The High Court was recently required to get involved in an unusual situation arising from the divorce of Sir Christopher Hohn and his ex-wife Jamie Cooper.
The hedge fund manager Sir Christopher Hohn and his ex-wife Jamie Cooper founded the Children's Investment Fund Foundation where they both sit as a trustee on its board. Following the divorce Jamie Cooper set up a new charity Big Win Philanthropy and a "deal" was struck that as part of the negotiations surrounding the divorce CIFF would make a payment of £280 million to Ms Cooper's new charity. It appears that Ms Cooper had been awarded £330 million from the divorce settlement and the assets that she and her ex-husband had in 2014 which the Judge at the time said reflected her contribution to the marriage and the accumulation of her ex-husband's wealth. In a separate aspect in 2015 Ms Cooper requested £393 million from CIFF to fund BWP in return for her stepping down from CIFF's board but in the end accepted an offer of £280 million. CIFF brought the grant before the High Court for approval before going ahead.

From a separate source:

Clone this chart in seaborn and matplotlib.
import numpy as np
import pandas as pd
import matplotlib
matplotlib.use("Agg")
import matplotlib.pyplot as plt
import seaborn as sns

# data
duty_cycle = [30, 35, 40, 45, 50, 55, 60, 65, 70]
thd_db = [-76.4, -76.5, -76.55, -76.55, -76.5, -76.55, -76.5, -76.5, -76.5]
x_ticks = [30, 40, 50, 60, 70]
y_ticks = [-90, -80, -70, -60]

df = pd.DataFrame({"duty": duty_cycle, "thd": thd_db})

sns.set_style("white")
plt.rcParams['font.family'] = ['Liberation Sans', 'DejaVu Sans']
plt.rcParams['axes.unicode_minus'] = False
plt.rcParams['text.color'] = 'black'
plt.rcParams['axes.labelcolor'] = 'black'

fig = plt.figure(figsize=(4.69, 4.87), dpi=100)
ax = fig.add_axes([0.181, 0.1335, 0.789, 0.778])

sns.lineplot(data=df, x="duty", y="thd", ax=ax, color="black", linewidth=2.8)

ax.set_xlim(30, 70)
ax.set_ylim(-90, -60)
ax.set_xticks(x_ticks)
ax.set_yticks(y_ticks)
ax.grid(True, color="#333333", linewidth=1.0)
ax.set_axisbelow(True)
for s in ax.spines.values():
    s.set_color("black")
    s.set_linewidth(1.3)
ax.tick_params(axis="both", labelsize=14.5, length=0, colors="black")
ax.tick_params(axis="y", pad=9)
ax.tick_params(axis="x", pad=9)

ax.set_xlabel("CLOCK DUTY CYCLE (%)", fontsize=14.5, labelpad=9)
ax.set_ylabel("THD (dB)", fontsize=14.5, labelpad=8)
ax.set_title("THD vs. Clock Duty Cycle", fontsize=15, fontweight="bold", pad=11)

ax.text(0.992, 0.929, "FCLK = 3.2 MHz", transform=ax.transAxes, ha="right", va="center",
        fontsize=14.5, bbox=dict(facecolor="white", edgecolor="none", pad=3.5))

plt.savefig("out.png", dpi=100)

Despite having apparently agreed to this Sir Christopher Hohn argued that it was wrong for the payment to be made because it had not been arranged because of the charity's needs but as part of the "haggling" of the Divorce Proceedings. He argued it was not within the grant making powers of the charity's trustees to make a payment in order to secure a trustee's resignation. However the ruling from the Court was that it would be in the best interests of CIFF to make the grant and it would be inappropriate for the charity to renege on its agreement. As part of the deal Ms Cooper had also agreed to give £31 million of her own money to BWP if the CIFF grant was made.
The Charity Commission will now need to ratify the judgment and a spokesman for the Commission is quoted to have said rather neutrally "we note the judgment of the Court in the CIFF case. We will be giving full consideration to the proposed grant when the matter is referred to us in line with the judgment".
Whilst it is rare for charities or charitable funds to be involved in divorce settlements this does show that life is becoming increasingly complicated with an overlap between different areas of law effecting charities and individuals becoming more and more common.